AIA Singapore has revealed that young families in Singapore have deprioritised planning for their retirement because they are spending at least 2.5 times more of their monthly expenses on their children's needs rather than taking charge of their own retirement planning.
Parents spend almost 20% of their income on their children but less than 7% on their own retirement planning while 70% also said they intend to either maintain or increase the amount of income allocated to their children’s expenses.
In two studies conducted among 1,000 and more members of the general population of Singapore in January 2021 and June 2021 respectively, the life insurer identified three factors driving these financial priorities among young families:
- A lack of financial understanding has led to the over-reliance on Central Provident Fund (CPF) and bank savings. For 92% of Singaporeans, bank deposits are the most popular savings instruments, while 21% supplement their bank savings with investment tools. Nearly one in three Singaporeans’ savings was negatively impacted in 2020. Singaporeans use at least three tools to manage their savings, with a median amount of between S$251 ($188) and S$500 set aside monthly for retirement.
- Savings priorities tend to be more short term focusing on family needs and emergency spending instead of longer-term goals like retirement.

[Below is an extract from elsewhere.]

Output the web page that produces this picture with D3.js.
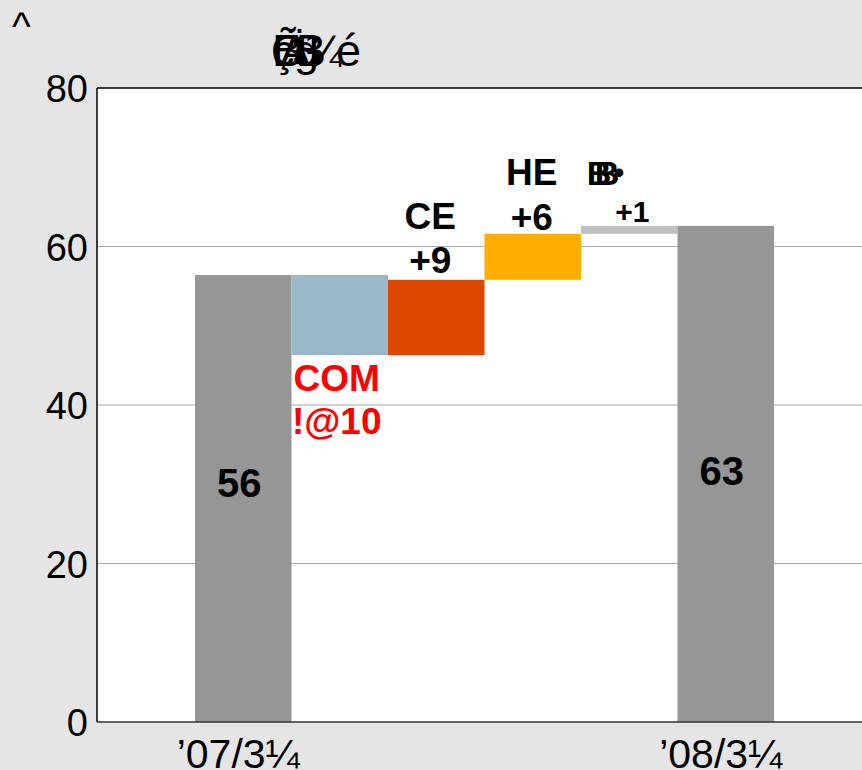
<!DOCTYPE html>
<html>
<head>
<meta charset="utf-8">
<style>
  body { margin: 0; background: #e5e5e5; }
  svg { display: block; font-family: "Liberation Sans", Arial, sans-serif; }
  .tick-y { font-size: 38px; fill: #000; }
  .tick-x { font-size: 41px; fill: #000; }
  .lbl { font-weight: bold; text-anchor: middle; }
</style>
</head>
<body>
<div id="chart"></div>
<script src="https://d3js.org/d3.v7.min.js"></script>
<script>
// waterfall data
var categories = ["pad0", "'07/3¼", "COM", "CE", "HE", "OTH", "'08/3¼", "pad7"];
var barCats   = ["'07/3¼", "COM", "CE", "HE", "OTH", "'08/3¼"];
var lows      = [0, 46.3, 46.3, 55.8, 61.6, 0];
var highs     = [56.4, 56.4, 55.8, 61.6, 62.6, 62.6];
var barColors = ["#969696", "#9bb7ca", "#dd4700", "#ffae00", "#c0c0c0", "#969696"];
var yTicks    = [0, 20, 40, 60, 80];
var xTickLabels = ["\u201907/3\u00bc", "\u201908/3\u00bc"];

var W = 862, H = 770;
var plotLeft = 98.5, plotTop = 88, plotBottom = 722;

var svg = d3.select("#chart").append("svg")
  .attr("width", W).attr("height", H);

var x = d3.scaleBand().domain(categories).range([plotLeft, plotLeft + 8 * 96.5]).padding(0);
var y = d3.scaleLinear().domain([0, 80]).range([plotBottom, plotTop]);
var bw = x.bandwidth();

// plot area
svg.append("rect")
  .attr("x", 97).attr("y", plotTop)
  .attr("width", W).attr("height", plotBottom - plotTop)
  .attr("fill", "#fff");

// gridlines
svg.selectAll(".grid")
  .data(yTicks.filter(function(d) { return d > 0 && d < 80; }))
  .enter().append("line")
  .attr("x1", 97).attr("x2", W)
  .attr("y1", function(d) { return y(d); })
  .attr("y2", function(d) { return y(d); })
  .attr("stroke", "#aaa").attr("stroke-width", 1.2);

// bars
svg.selectAll(".bar")
  .data(barCats)
  .enter().append("rect")
  .attr("x", function(d) { return x(d); })
  .attr("y", function(d, i) { return y(highs[i]); })
  .attr("width", bw)
  .attr("height", function(d, i) { return y(lows[i]) - y(highs[i]); })
  .attr("fill", function(d, i) { return barColors[i]; });

// frame
svg.append("line").attr("x1", 97).attr("x2", W).attr("y1", plotTop).attr("y2", plotTop)
  .attr("stroke", "#000").attr("stroke-width", 1.5);
svg.append("line").attr("x1", 97).attr("x2", 97).attr("y1", plotTop).attr("y2", plotBottom)
  .attr("stroke", "#000").attr("stroke-width", 1.5);
svg.append("line").attr("x1", 97).attr("x2", W).attr("y1", plotBottom).attr("y2", plotBottom)
  .attr("stroke", "#333").attr("stroke-width", 1.5);

// y axis labels
svg.selectAll(".tick-y")
  .data(yTicks)
  .enter().append("text")
  .attr("class", "tick-y")
  .attr("x", 88)
  .attr("y", function(d) { return y(d) + 14; })
  .attr("text-anchor", "end")
  .text(function(d) { return d; });

// x axis labels
svg.selectAll(".tick-x")
  .data([barCats[0], barCats[5]])
  .enter().append("text")
  .attr("class", "tick-x")
  .attr("x", function(d) { return x(d) + bw / 2 - 5; })
  .attr("y", 768)
  .attr("text-anchor", "middle")
  .text(function(d, i) { return xTickLabels[i]; });

// value labels
function cx(c) { return x(c) + bw / 2; }
function lbl(t, xx, yy, size, color) {
  svg.append("text").attr("class", "lbl")
    .attr("x", xx).attr("y", yy)
    .style("font-size", size + "px")
    .style("fill", color || "#000")
    .text(t);
}
lbl("56", cx("'07/3¼") - 4, 497, 40);
lbl("63", cx("'08/3¼") - 4, 485, 40);
lbl("COM", cx("COM") - 3, 391, 37, "#ff0000");
lbl("!@10", cx("COM") - 3, 434, 37, "#ff0000");
lbl("CE", cx("CE") - 6, 229, 37);
lbl("+9", cx("CE") - 6, 273, 37);
lbl("HE", cx("HE") - 1, 185, 37);
lbl("+6", cx("HE") - 1, 230, 37);
lbl("+1", cx("OTH") + 3, 222, 30);
// garbled glyph above +1
svg.append("text").attr("class", "lbl").attr("x", 599).attr("y", 185).style("font-size", "34px").text("B");
svg.append("text").attr("class", "lbl").attr("x", 607).attr("y", 185).style("font-size", "34px").text("B");
svg.append("text").attr("class", "lbl").attr("x", 619).attr("y", 183).style("font-size", "30px").text("\u2022");

// caret top-left
svg.append("text").attr("x", 12).attr("y", 40).style("font-size", "40px").text("^");

// garbled overlapped title
var titleBits = [["\u00d5", 271], ["B", 272], ["\u00e7", 272], ["\u00c4", 280], ["S", 292], ["g", 294], ["B", 296], ["\u00bc", 306], ["\u00e9", 336]];
svg.selectAll(".title")
  .data(titleBits)
  .enter().append("text")
  .attr("x", function(d) { return d[1]; })
  .attr("y", 66)
  .style("font-size", "45px")
  .text(function(d) { return d[0]; });
</script>
</body>
</html>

In terms of savings goals, emergency spending is the top priority (64%), followed by ensuring financial security for the family (56%). Among young families with kids, 76% intend to leave an inheritance for their children, but only half have started planning for it.
- The nest egg required to maintain a desired retirement lifestyle is increasingly expanding, but most are underestimating the amount needed. Singaporeans have one of the longest life expectancies in the world at 84.8 years. On average, Singaporeans plan to retire at 60 years old, which will require at least 25 years of retirement income. Close to half of respondents want to maintain their current lifestyle after retirement, but more than two-thirds (66%) underestimate the actual retirement amount needed by S$967 per month. Among families with children, the underestimated amount is slightly higher at S$1,020 per month.
According to AIA Singapore, monthly income is recommended to be spilt using a 50/30/20 rule. Allocate the first 50% of one’s take-home income pay on necessities such as housing, food, and transport. The remaining half should be split up between 20% for long-term savings and investments and with 30% for “wants” like hobbies and travel. However, research shows that Singaporeans are 13% below the target for their retirement planning.
AIA Singapore chief customer and digital officer Melita Teo said, “Retirement planning is an essential part of securing our longer-term financial security, not just for parents, but for the entire family, so everyone can look forward to a brighter future with peace of mind.”
“We recognise this is not an easy balancing act, especially amid growing financial insecurity as a result of COVID-19. Many also fear becoming a burden on their children later on in life.”